A credit score below 550 is considered to be horrible and a risky investment. Banks will not offer low rates to anyone with a bad credit rating. Some banks will refuse to offer money to a person with a low credit rating period.
The majority of people today fall in the 700 range. Being in the 700 range means that you are not high risk and that a bank can trust you to meet your financial obligations without issue.
Improving Your Credit Rating
To get a high credit rating, you should follow these rules:
- Pay bills on time or even early.
- Move only when necessary.
- Do not job hop when at all possible. Unfortunately, even lay-offs will affect your credit score.
- Cut up your credit cards.
- Pay off balances in large chunks.
- Do not max out any of your cards.
- Make sure you have some credit history in charging money and then paying it off. Having had no loans or credit cards is just as detrimental as having too many.
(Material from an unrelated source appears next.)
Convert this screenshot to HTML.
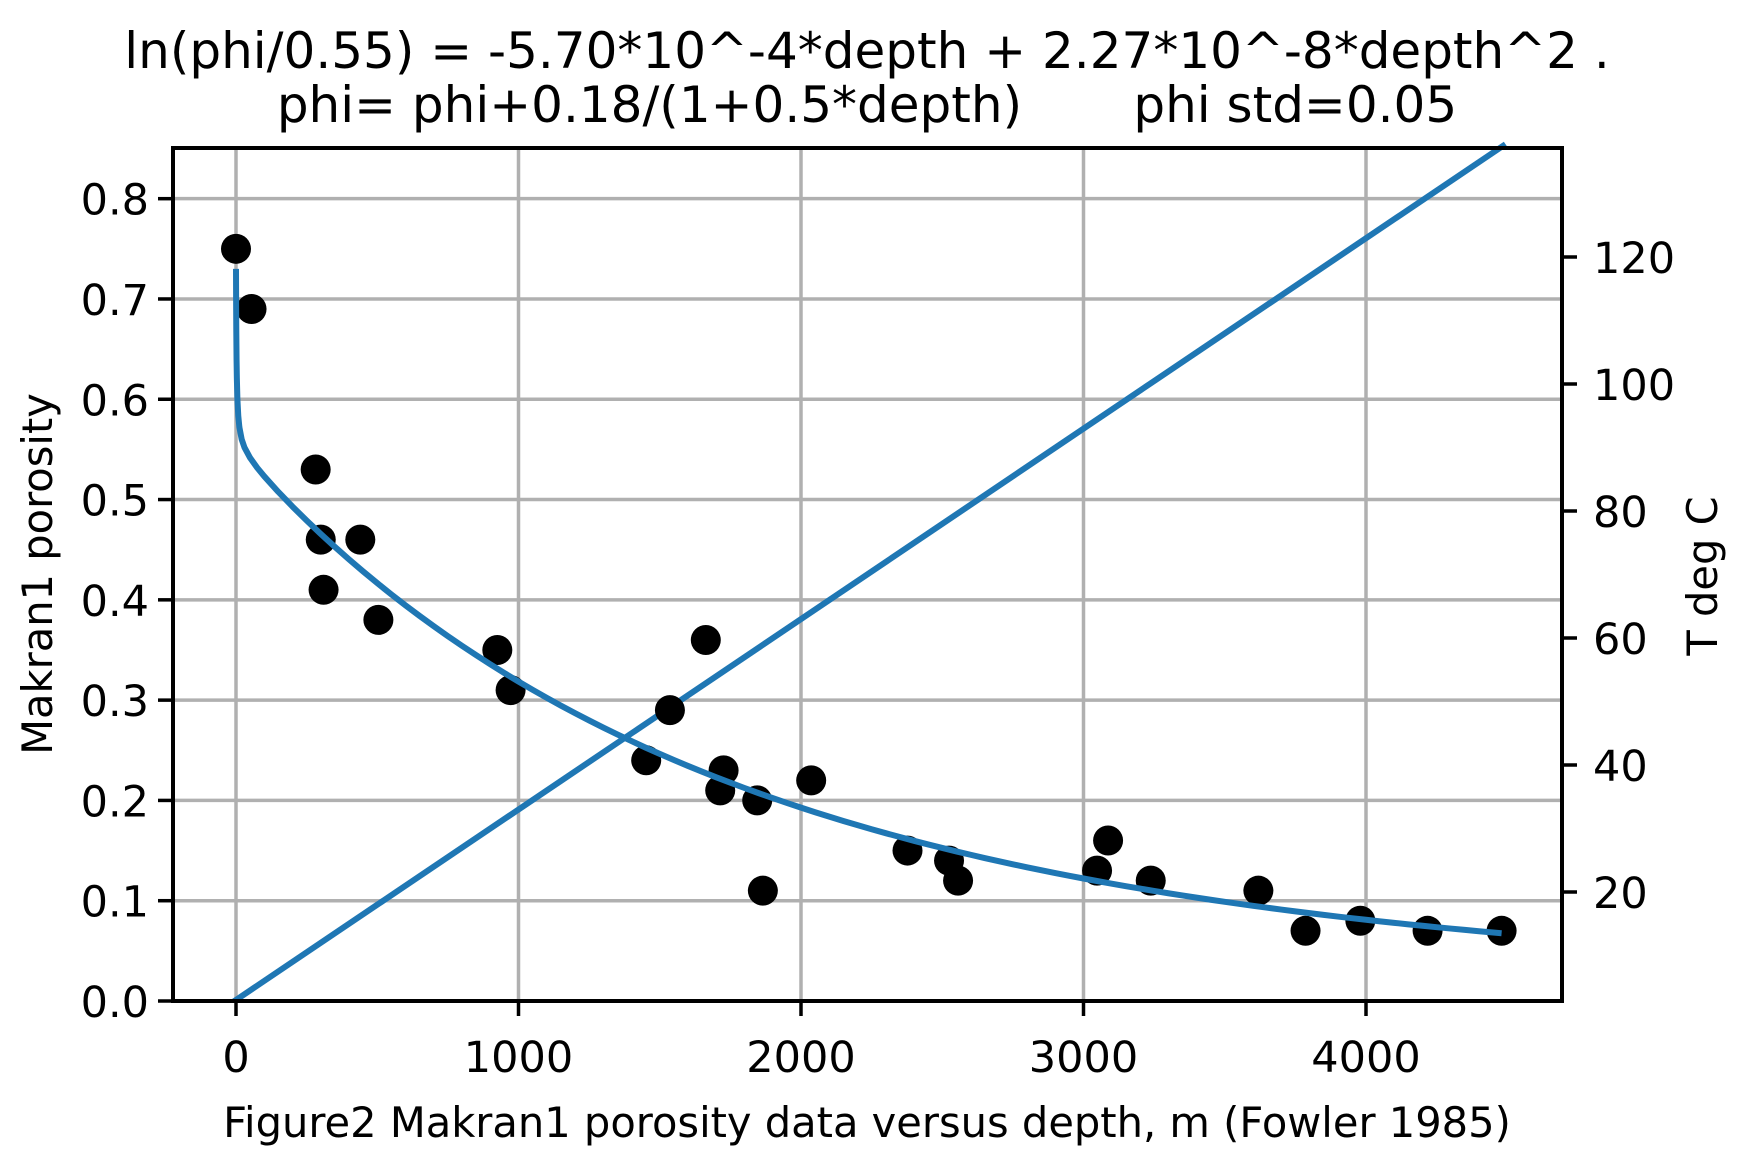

- Keep documentation any time you paid on time and the payment got lost in the mail or other reasons that may have prevented it from making it in on time. The same goes for charges that you did not make. You can change your score if you have proof.
- Check your credit report yearly and call the three reporting bureaus (Equifax, Trans Union, and Experian) if you find mistakes.
Your FICO Credit Score is the number that can make or break you financially. Keeping your score as high as possible is the key to successful mortgage, insurance, and banking application approvals.